Exercise goal |
The first line to copy is the one with "Write the D3.js code for this chart."; the last is the one with "const svg = d3.select('#chart')". Copy each line in that range exactly, leaving out all others.

Given records |
┄┄┄┄┄┄┄┄┄┄

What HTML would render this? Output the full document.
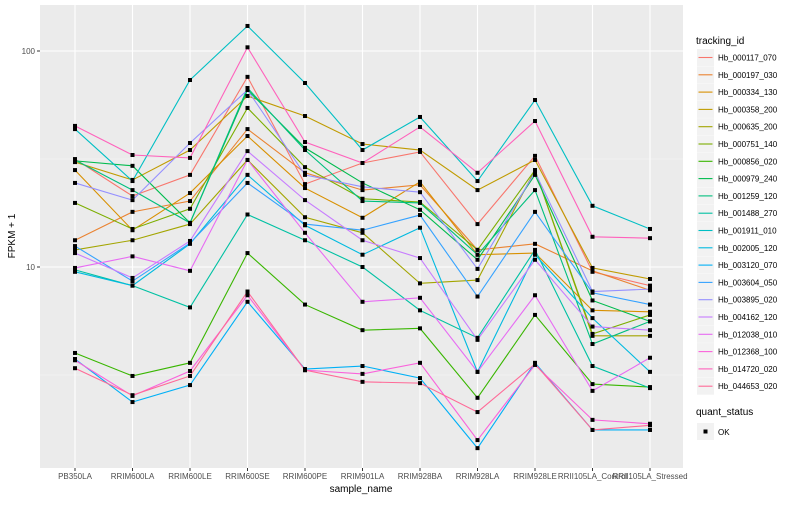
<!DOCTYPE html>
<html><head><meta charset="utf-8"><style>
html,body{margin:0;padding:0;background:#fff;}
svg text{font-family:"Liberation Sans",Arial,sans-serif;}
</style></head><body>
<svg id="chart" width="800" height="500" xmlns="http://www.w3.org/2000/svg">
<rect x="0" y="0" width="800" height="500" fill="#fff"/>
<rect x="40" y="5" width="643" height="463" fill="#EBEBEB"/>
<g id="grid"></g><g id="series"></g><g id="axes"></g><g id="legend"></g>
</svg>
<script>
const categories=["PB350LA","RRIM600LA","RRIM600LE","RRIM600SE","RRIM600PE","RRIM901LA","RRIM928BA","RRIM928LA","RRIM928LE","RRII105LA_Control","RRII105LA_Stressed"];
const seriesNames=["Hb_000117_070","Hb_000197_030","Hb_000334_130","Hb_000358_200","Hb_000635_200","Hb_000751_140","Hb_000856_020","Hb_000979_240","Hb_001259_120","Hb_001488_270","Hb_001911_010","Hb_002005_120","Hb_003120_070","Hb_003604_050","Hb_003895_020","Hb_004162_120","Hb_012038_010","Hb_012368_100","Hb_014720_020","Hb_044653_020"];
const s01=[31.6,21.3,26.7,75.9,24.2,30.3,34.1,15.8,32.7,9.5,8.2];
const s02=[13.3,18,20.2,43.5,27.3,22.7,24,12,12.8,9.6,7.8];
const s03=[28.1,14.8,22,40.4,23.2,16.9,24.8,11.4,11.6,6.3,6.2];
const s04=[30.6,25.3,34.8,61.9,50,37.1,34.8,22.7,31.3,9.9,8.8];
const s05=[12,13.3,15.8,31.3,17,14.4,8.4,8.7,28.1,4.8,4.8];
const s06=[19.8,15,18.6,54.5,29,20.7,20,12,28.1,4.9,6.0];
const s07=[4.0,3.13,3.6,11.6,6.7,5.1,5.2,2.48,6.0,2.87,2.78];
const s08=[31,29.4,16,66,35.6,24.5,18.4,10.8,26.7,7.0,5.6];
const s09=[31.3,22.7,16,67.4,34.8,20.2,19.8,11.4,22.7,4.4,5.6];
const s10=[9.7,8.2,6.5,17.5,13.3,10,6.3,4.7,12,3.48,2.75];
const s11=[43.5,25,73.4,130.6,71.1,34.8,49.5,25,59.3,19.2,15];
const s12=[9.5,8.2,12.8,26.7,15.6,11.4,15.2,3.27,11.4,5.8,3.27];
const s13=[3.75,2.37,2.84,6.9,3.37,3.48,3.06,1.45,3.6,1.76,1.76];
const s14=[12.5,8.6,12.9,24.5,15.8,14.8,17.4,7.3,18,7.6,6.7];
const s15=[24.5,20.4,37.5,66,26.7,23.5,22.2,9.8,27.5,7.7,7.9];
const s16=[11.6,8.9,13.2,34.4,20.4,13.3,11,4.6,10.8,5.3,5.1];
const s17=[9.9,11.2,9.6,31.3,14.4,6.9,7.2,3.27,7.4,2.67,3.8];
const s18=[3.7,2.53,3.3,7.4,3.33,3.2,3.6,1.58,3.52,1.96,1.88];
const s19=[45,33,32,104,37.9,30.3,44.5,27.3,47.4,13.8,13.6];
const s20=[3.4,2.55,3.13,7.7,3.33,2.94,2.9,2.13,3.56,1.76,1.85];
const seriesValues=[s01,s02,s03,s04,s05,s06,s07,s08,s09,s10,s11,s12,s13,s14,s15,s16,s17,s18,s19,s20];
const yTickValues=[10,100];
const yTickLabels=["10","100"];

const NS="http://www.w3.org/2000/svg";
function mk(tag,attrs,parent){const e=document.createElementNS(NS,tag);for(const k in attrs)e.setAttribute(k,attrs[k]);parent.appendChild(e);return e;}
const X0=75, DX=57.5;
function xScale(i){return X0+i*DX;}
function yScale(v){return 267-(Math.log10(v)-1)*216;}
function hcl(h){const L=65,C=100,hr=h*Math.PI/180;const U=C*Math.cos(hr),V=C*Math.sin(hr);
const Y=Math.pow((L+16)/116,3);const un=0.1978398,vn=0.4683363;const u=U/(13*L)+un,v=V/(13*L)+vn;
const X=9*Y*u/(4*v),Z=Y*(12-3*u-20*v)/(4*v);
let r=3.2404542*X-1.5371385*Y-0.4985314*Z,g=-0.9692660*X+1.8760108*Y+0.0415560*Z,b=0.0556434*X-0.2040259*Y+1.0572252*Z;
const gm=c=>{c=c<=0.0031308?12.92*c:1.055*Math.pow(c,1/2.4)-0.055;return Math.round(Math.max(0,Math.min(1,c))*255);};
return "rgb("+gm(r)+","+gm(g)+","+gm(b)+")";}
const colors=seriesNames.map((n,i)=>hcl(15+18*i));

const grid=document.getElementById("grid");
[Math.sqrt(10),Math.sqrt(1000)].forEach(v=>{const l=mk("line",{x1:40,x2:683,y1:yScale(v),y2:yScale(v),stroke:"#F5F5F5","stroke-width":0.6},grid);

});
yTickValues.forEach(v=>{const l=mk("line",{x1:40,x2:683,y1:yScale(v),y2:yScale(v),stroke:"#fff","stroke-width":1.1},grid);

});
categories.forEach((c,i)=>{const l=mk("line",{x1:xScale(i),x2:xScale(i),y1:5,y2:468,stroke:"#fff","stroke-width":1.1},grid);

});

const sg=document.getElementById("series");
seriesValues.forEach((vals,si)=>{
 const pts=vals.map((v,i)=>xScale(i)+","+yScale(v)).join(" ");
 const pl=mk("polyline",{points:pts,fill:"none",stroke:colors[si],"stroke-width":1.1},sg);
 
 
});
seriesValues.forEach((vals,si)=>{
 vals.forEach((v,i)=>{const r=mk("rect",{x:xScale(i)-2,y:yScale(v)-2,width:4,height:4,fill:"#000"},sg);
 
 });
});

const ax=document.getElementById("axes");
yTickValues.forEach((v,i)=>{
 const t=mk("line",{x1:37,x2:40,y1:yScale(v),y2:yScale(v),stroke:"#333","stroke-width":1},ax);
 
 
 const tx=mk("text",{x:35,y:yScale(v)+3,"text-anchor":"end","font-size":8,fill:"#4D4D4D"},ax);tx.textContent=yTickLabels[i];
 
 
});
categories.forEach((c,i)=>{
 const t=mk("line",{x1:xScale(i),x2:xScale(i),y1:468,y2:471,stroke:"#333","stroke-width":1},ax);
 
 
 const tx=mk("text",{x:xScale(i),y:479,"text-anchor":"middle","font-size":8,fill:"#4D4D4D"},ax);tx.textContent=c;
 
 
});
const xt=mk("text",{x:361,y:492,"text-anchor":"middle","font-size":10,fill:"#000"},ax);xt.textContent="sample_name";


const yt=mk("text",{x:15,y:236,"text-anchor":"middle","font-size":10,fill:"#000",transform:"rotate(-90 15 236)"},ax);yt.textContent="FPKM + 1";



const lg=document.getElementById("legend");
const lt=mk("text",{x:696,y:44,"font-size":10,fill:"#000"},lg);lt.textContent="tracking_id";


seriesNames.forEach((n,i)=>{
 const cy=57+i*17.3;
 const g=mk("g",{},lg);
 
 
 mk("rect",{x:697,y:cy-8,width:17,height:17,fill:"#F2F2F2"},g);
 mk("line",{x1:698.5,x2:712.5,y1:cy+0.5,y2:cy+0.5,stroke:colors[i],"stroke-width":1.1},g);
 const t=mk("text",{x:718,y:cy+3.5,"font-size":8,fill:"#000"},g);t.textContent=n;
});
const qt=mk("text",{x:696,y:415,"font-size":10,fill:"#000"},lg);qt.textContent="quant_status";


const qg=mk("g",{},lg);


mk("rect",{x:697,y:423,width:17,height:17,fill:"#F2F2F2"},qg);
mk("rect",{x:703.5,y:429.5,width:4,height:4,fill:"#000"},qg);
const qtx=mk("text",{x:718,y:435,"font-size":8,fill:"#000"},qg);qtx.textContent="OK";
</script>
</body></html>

┄┄┄┄┄┄┄┄┄┄

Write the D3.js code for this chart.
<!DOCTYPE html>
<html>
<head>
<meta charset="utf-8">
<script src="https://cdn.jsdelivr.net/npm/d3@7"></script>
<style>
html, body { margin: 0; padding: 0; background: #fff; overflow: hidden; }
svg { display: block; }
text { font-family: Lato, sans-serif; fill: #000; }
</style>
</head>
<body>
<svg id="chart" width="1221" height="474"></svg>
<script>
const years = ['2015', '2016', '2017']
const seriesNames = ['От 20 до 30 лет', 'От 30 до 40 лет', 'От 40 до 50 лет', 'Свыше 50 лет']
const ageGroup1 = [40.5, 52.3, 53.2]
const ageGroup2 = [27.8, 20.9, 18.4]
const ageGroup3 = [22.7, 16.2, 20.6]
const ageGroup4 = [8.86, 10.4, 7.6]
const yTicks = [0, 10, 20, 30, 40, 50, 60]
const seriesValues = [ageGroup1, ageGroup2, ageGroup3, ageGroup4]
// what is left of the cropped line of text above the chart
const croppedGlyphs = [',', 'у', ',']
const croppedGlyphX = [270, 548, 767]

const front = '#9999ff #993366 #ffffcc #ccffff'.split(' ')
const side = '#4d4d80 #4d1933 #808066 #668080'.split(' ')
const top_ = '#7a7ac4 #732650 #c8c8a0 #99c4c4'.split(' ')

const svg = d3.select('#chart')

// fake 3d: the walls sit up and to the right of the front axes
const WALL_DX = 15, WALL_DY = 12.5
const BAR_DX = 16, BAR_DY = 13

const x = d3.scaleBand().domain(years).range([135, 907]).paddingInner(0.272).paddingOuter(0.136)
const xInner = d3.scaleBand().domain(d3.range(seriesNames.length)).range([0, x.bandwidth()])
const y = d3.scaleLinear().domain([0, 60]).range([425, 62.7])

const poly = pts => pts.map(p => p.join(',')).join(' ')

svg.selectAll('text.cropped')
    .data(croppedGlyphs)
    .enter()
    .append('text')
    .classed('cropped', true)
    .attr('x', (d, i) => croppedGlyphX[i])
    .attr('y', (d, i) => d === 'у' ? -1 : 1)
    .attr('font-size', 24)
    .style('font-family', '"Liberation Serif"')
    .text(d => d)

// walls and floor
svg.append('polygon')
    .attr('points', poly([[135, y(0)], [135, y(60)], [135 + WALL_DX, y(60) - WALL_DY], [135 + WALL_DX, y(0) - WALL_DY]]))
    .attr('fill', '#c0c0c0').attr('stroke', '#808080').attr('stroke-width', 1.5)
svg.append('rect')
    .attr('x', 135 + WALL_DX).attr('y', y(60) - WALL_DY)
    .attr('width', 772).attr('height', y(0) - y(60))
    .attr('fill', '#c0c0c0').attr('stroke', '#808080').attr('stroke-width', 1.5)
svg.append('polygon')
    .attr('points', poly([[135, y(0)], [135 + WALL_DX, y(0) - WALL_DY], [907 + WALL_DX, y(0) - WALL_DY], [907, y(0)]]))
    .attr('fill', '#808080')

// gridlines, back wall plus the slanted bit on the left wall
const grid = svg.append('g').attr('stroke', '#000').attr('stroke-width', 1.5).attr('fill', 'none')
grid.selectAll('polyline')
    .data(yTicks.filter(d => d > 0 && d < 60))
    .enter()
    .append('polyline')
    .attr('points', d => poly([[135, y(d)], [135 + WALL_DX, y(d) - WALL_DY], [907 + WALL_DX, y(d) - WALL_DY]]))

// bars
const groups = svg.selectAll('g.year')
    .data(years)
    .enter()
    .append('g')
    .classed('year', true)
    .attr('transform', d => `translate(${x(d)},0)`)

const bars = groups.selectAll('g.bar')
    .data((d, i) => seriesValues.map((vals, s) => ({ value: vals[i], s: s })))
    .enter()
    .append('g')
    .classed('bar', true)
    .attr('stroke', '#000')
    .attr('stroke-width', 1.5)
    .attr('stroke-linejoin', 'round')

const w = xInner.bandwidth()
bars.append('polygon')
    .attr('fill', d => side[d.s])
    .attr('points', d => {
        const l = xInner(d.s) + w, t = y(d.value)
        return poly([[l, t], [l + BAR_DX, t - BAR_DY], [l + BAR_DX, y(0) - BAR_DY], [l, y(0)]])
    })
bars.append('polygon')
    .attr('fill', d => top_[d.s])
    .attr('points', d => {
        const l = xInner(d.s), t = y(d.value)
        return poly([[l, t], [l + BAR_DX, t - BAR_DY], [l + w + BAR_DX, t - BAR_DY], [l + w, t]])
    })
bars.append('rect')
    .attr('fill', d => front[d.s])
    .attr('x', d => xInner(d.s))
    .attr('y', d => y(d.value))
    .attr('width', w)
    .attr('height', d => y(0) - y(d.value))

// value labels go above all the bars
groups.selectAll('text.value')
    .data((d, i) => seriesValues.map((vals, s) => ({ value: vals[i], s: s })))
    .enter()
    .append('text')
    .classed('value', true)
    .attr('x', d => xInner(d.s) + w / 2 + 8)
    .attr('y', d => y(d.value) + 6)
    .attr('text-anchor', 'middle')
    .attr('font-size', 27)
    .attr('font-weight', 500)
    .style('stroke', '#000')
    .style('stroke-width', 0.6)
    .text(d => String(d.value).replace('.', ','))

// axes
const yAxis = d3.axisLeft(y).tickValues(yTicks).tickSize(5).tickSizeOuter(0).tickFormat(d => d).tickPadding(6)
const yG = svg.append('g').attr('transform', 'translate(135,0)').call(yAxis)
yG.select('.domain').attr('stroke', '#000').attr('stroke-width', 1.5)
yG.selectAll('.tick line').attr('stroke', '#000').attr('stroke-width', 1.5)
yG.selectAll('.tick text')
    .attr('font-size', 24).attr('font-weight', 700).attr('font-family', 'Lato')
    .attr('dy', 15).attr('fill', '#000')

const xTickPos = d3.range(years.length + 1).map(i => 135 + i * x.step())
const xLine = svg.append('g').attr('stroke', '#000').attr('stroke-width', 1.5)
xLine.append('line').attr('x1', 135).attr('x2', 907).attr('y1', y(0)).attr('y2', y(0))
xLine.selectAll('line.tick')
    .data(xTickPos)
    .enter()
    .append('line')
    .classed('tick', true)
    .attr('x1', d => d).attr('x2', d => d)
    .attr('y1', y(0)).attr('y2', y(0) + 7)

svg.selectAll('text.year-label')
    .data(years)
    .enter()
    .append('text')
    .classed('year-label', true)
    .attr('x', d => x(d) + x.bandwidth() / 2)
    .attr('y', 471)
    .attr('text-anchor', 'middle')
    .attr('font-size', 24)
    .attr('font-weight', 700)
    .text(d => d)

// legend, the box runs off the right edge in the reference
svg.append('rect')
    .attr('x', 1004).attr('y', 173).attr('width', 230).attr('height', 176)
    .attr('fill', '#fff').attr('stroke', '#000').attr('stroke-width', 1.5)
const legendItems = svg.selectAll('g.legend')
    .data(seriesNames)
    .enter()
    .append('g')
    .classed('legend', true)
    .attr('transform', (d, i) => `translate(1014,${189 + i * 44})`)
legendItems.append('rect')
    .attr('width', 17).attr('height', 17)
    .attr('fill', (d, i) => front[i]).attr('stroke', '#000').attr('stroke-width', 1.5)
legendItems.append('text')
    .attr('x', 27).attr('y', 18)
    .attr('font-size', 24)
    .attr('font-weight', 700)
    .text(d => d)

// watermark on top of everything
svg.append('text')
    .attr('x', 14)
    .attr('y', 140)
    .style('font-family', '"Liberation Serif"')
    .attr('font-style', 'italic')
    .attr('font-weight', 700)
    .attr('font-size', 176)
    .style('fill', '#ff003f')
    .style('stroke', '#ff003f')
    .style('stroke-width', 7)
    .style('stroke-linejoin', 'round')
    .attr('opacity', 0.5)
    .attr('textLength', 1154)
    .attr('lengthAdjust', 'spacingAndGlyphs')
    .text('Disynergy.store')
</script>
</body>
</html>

┄┄┄┄┄┄┄┄┄┄

Solution for this task |
Write the D3.js code for this chart.
<!DOCTYPE html>
<html>
<head>
<meta charset="utf-8">
<script src="https://cdn.jsdelivr.net/npm/d3@7"></script>
<style>
html, body { margin: 0; padding: 0; background: #fff; overflow: hidden; }
svg { display: block; }
text { font-family: Lato, sans-serif; fill: #000; }
</style>
</head>
<body>
<svg id="chart" width="1221" height="474"></svg>
<script>
const years = ['2015', '2016', '2017']
const seriesNames = ['От 20 до 30 лет', 'От 30 до 40 лет', 'От 40 до 50 лет', 'Свыше 50 лет']
const ageGroup1 = [40.5, 52.3, 53.2]
const ageGroup2 = [27.8, 20.9, 18.4]
const ageGroup3 = [22.7, 16.2, 20.6]
const ageGroup4 = [8.86, 10.4, 7.6]
const yTicks = [0, 10, 20, 30, 40, 50, 60]
const seriesValues = [ageGroup1, ageGroup2, ageGroup3, ageGroup4]
// what is left of the cropped line of text above the chart
const croppedGlyphs = [',', 'у', ',']
const croppedGlyphX = [270, 548, 767]

const front = '#9999ff #993366 #ffffcc #ccffff'.split(' ')
const side = '#4d4d80 #4d1933 #808066 #668080'.split(' ')
const top_ = '#7a7ac4 #732650 #c8c8a0 #99c4c4'.split(' ')

const svg = d3.select('#chart')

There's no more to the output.